さぁ、ここからは赤ワインの登場です。鮨と赤ワインの組み合わせは、犬猿の仲のイメージをもつ方も多いのでは。今回のイベントでは、そんなイメージを払拭するような組み合わせをお届けできたと考えています。4つ目のワインは、2021 Nuits-Saint-Georges 1er Cru “Clos des Corvées Vieilles Vignes”, Domaine Prieuré Roch。こちらに合わせましたのが、酢〆の炙り秋刀魚棒寿司、鰤藁焼き(つまみ、ディジョンマスタードとピノ・ノワール塩の2種で提供)そして松茸の土瓶蒸しです。ドメーヌの単独所有畑のクロ・デ・コルヴェは、ロックの象徴とも言える区画です。樹齢60年以上のヴィエイユ・ヴィーニュが生むワインは、梅や紫蘇、そして“ロック香”と呼ばれる出汁のようなうまみ・フレーバーを持っています。ワイン自体の梅や紫蘇の要素に合わせて、酢〆の秋刀魚棒寿司大葉を加えることで、よりワインのフレーバーに寄せて造りました。藁焼きの鰤の脂はとても上品で、そこにブルゴーニュという土地を組み合わせ、日本食でよく使う辛子ではなく、ディジョンマスタードと、ブルゴーニュのピノ・ノワールで作った塩を合わせました。そしてロック香に合わせた“松茸の土の香気”。それぞれがクロ・デ・コルヴェの酸・果実・うまみの三要素と呼応するようなペアリングとなりました。
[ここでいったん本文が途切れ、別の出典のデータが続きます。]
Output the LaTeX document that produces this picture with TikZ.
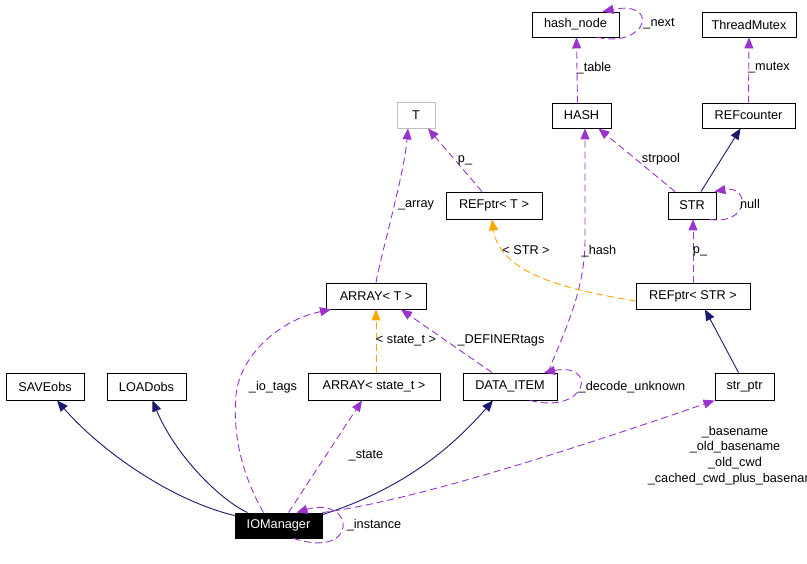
\documentclass[tikz,border=0pt]{standalone}
\usepackage{fontspec}
\setmainfont{Liberation Sans}
\usetikzlibrary{arrows.meta}
\definecolor{dpurple}{HTML}{9A32CD}
\definecolor{dnavy}{HTML}{191970}
\definecolor{dorange}{HTML}{FFA500}
\definecolor{dgray}{HTML}{BFBFBF}
\newcommand\dfont{\fontsize{12.7}{15.8}\selectfont}
\begin{document}
\begin{tikzpicture}[x=1pt,y=-1pt,
  box/.style={draw=black,line width=0.9pt,fill=white,inner sep=0pt,font=\dfont,minimum height=26pt},
  tip/.style={-{Triangle[length=11pt,width=9pt]}},
  dep/.style={tip,draw=dpurple,line width=0.9pt,dash pattern=on 7pt off 4pt},
  inh/.style={tip,draw=dnavy,line width=0.9pt},
  tmpl/.style={tip,draw=dorange,line width=0.9pt,dash pattern=on 7pt off 4pt},
  lbl/.style={font=\dfont,inner sep=0pt,text=black}]
\useasboundingbox (0,0) rectangle (807,564);
\clip (0,0) rectangle (807,564);
% nodes
\node[box,minimum width=87pt,minimum height=25pt] (hashnode) at (575.5,24.5) {hash\_node};
\node[box,minimum width=94pt,minimum height=25pt] (tmutex) at (749,24.5) {ThreadMutex};
\node[box,minimum width=59pt,minimum height=25pt] (hash) at (581.5,115.5) {HASH};
\node[box,minimum width=93pt,minimum height=25pt] (refcnt) at (748.5,115.5) {REFcounter};
\node[box,draw=dgray,minimum width=38pt] (T) at (416,115) {T};
\node[box,minimum width=96pt,minimum height=27pt] (refptrT) at (494,205.5) {REFptr< T >};
\node[box,minimum width=48pt,minimum height=27pt] (str) at (692,205.5) {STR};
\node[box,minimum width=114pt] (refptrSTR) at (693,296) {REFptr< STR >};
\node[box,minimum width=100pt] (arrayT) at (376,296) {ARRAY< T >};
\node[box,minimum width=132pt,minimum height=27pt] (arrayst) at (374,386.5) {ARRAY< state\_t >};
\node[box,minimum width=94pt,minimum height=27pt] (ditem) at (510,386.5) {DATA\_ITEM};
\node[box,minimum width=78pt,minimum height=27pt] (saveobs) at (45,386.5) {SAVEobs};
\node[box,minimum width=79pt,minimum height=27pt] (loadobs) at (146.5,386.5) {LOADobs};
\node[box,minimum width=59pt,minimum height=27pt] (strptr) at (744.5,386.5) {str\_ptr};
\node[box,fill=black,text=white,minimum width=87pt,minimum height=25pt] (iom) at (278.5,525.5) {IOManager};
% edges
\draw[dep] ([xshift=22pt]hashnode.south) .. controls (648,48) and (660,0) .. ([xshift=27pt]hashnode.north);
\node[lbl] (lnext) at (659,24) {\_next};
\draw[dep] ([xshift=-4pt]hash.north) -- ([xshift=1pt]hashnode.south);
\node[lbl] (ltable) at (594,68) {\_table};
\draw[dep] (refcnt.north) -- (tmutex.south);
\node[lbl] (lmutex) at (769,68) {\_mutex};
\draw[inh] ([xshift=9pt]str.north) -- ([xshift=-8pt]refcnt.south);
\draw[dep] ([xshift=18pt]str.south) .. controls (750,225) and (750,185) .. ([xshift=-2pt]str.north east);
\node[lbl] (lnull) at (750,204) {null};
\draw[dep] ([xshift=-17pt]str.north) -- ([xshift=17pt]hash.south);
\node[lbl] (lstrpool) at (661,159) {strpool};
\draw[dep] ([xshift=38pt]ditem.north) .. controls (565,330) and (585,290) .. (585,240) -- ([xshift=3.5pt]hash.south);
\node[lbl] (lhash) at (599,251) {\_hash};
\draw[tmpl] ([yshift=-5pt]refptrSTR.west) .. controls (570,290) and (500,275) .. ([xshift=-2pt]refptrT.south);
\node[lbl] (lstr) at (526,250) {< STR >};
\draw[dep] (refptrSTR.north) -- ([xshift=1pt]str.south);
\node[lbl] (lpstr) at (700,251) {p\_};
\draw[dep] ([xshift=-12pt]refptrT.north) -- ([xshift=12pt]T.south);
\node[lbl] (lpT) at (465,160) {p\_};
\draw[dep] (arrayT.north) .. controls (382,250) and (404,175) .. ([xshift=-8pt]T.south);
\node[lbl] (larray) at (416,205) {\_array};
\draw[tmpl] ([xshift=2pt]arrayst.north) -- (arrayT.south);
\node[lbl] (lstate) at (406,341) {< state\_t >};
\draw[dep] ([xshift=-18pt]ditem.north) -- ([xshift=25pt]arrayT.south);
\node[lbl] (ldef) at (501,340) {\_DEFINERtags};
\draw[dep] ([xshift=20pt]ditem.south) .. controls (588,415) and (598,362) .. ([xshift=34pt]ditem.north);
\node[lbl] (ldecode) at (632,387) {\_decode\_unknown};
\draw[inh] ([xshift=-6pt]strptr.north) -- ([xshift=12pt]refptrSTR.south);
\draw[inh] ([yshift=-3pt]iom.north west) .. controls (170,500) and (100,450) .. ([xshift=12pt]saveobs.south);
\draw[inh] ([xshift=13pt]iom.north west) .. controls (220,500) and (175,455) .. ([xshift=6pt]loadobs.south);
\draw[dep] ([xshift=-15pt]iom.north) .. controls (245,480) and (232,440) .. (236,395) .. controls (240,355) and (280,320) .. ([xshift=-45pt]arrayT.south);
\node[lbl] (liotags) at (273,387) {\_io\_tags};
\draw[dep] ([xshift=10pt]iom.north) -- ([xshift=-12pt]arrayst.south);
\node[lbl] (lst) at (366,456) {\_state};
\draw[inh] ([yshift=-2pt]iom.north east) .. controls (400,490) and (450,450) .. ([xshift=-17pt]ditem.south);
\draw[dep] (iom.north east) .. controls (420,500) and (600,440) .. (strptr.south west);
\node[lbl,align=center] (lstrptr) at (735,455.5) {\_basename\\\_old\_basename\\\_old\_cwd\\\_cached\_cwd\_plus\_basename};
\draw[dep] ([xshift=15pt]iom.south) .. controls (360,560) and (355,495) .. ([xshift=18pt]iom.north);
\node[lbl] (linst) at (374,525) {\_instance};
\end{tikzpicture}
\end{document}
5種類目、6種類目のワインは、同時に提供して、サイドバイサイドでDomaine de la Romanée-Contiの世界観をみていただきました。2019 Domaine de la Romanée-Conti Échézeaux Grand Cru & 2019 Domaine de la Romanée-Conti Richebourg。エシェゾーは若樹由来の繊細で妖艶な果実香、赤系果実とシルクのようななめらかな口当たりを、リシュブールは黒果実とスパイスの長い余韻・そして力強く肉感的な構造を備えています。この偉大なワインに合わせた鮨・つまみは何か。気になる方はぜひ、日本料理・風花にお越しいただき、直接鮨職人に、もしくはソムリエチームのメンバーに聞いてみてください。(勿体ぶってすみません)ギヨームさんはフランスの方ですが、日本語がとても上手で、非常に分かりやすく、そして笑いを交えてファインワインを紹介してくださる唯一無二のナビゲーターです。2026年も必ずコンラッド東京でイベントを開催してほしいと堅く約束を取り付けました。
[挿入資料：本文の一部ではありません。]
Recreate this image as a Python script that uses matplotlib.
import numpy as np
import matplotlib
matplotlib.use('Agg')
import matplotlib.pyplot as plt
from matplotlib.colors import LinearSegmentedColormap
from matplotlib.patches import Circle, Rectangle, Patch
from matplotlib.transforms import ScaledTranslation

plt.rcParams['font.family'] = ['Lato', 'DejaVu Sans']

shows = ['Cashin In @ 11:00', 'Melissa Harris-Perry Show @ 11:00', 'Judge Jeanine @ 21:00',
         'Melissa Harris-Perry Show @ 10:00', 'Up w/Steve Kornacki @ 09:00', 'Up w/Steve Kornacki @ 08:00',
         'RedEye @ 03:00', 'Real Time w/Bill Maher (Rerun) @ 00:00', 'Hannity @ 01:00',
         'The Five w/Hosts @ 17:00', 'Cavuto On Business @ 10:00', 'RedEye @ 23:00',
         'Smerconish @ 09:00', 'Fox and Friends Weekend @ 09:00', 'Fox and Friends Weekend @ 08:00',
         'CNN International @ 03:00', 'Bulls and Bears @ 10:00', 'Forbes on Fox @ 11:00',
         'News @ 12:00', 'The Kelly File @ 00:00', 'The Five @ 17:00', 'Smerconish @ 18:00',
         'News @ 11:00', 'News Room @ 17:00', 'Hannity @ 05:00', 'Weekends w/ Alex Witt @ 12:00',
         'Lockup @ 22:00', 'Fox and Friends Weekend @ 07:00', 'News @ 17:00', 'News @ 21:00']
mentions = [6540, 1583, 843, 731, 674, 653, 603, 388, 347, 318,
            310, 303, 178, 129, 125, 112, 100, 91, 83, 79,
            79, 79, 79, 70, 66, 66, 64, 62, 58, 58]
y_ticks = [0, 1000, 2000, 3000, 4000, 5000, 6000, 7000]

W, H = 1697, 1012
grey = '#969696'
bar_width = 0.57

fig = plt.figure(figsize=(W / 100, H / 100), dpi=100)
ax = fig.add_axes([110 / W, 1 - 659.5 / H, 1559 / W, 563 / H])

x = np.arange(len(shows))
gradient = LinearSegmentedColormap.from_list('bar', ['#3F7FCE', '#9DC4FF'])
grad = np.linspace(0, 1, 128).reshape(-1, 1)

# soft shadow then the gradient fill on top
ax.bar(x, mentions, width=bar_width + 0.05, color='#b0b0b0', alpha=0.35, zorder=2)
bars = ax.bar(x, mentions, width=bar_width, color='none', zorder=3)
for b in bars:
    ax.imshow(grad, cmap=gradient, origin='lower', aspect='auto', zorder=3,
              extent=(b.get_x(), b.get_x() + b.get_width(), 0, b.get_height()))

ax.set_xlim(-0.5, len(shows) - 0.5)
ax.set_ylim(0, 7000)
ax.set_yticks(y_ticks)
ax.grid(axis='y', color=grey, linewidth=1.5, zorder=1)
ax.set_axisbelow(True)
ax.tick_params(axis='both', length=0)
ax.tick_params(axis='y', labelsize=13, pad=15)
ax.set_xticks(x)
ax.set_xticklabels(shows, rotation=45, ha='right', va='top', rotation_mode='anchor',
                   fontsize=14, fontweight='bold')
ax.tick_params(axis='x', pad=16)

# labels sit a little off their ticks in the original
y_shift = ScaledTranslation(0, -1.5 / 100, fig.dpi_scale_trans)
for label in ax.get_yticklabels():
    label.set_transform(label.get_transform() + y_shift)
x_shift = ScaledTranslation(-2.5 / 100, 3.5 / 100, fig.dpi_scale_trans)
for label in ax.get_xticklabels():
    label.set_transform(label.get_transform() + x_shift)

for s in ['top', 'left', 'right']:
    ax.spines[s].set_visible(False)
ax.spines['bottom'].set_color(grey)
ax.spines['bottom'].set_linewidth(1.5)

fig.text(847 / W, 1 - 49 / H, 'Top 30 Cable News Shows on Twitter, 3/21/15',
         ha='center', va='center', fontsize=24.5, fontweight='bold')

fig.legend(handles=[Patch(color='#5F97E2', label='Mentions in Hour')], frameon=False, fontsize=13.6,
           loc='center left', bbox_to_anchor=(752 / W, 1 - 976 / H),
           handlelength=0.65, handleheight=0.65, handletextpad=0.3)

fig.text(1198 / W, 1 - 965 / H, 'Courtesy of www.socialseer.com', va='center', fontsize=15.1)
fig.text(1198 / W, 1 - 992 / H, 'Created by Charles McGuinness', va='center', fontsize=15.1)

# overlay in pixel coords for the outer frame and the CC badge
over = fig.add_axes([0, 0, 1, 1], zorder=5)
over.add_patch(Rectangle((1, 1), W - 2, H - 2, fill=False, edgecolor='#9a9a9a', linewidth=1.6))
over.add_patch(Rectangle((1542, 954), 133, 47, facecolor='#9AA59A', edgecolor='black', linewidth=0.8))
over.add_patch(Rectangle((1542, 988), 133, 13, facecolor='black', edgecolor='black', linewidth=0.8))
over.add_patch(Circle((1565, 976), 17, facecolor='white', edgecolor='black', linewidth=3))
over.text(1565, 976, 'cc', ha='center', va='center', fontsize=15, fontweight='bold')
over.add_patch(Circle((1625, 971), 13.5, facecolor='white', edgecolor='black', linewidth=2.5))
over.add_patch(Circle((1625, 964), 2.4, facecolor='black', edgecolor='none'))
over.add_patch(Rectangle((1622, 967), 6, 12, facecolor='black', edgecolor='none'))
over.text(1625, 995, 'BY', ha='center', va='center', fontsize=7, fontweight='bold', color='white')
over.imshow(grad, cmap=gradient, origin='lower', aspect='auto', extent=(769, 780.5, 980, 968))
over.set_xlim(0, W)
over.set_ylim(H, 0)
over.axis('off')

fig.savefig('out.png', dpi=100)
※カウンターの裏側でDRCを大切に、大切に注ぐソムリエの富満と河合(笑)
2025年もたくさんのワインイベントを開催することができました。これもひとえに日頃からコンラッド東京 ソムリエチームの活動を応援してくださり、サポートしてくださるお客様のおかげです。2026年も皆様に驚きと新しい体験を提供できるようなイベントをたくさん企画していきたいと思っておりますので、引き続きコンラッド東京 ソムリエチームの活動を温かく見守っていただけますとうれしいです。だいぶフライングですが、皆様すてきなクリスマスをお過ごしください 。そして良いお年をお迎えください。